How to improve your eventual benefit
- Work at least 35 years in covered employment to avoid zero years in the formula.
- Increase earnings in years that could replace lower earnings in your top-35 calculation.
- Review your Social Security earnings statement for accuracy.
- Consider whether delaying beyond FRA aligns with your health, budget, and longevity expectations.
- Coordinate Social Security with pensions, IRAs, 401(k) withdrawals, and tax planning.

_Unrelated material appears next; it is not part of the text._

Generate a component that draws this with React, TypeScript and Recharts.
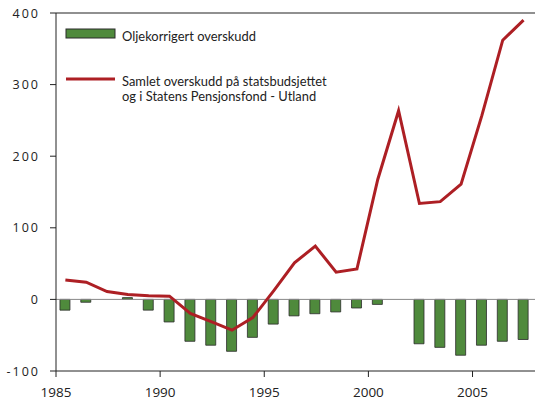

Authoritative resources for deeper research
If you want the official methodology and planning rules, review these sources:
- Social Security Administration: Primary Insurance Amount Formula
- Social Security Administration: Early or Delayed Retirement Impact on Benefits
- Social Security Administration: Retirement Planner
Final takeaway
The Social Security benefit calculation method can look complex at first, but its logic is straightforward once broken into stages. First, your earnings record is gathered. Next, wages are indexed and your 35 highest years are averaged into AIME. Then the bend point formula creates your PIA, which is your standard benefit at Full Retirement Age. Finally, the age when you claim determines whether your monthly benefit is reduced, unchanged, or increased.
For retirement planning, this means there are really two levers that matter most: your earnings history and your claiming age. You cannot rewrite your entire past earnings record, but you can often influence your final working years and your filing strategy. Using those two levers intelligently can produce a stronger and more resilient retirement income plan.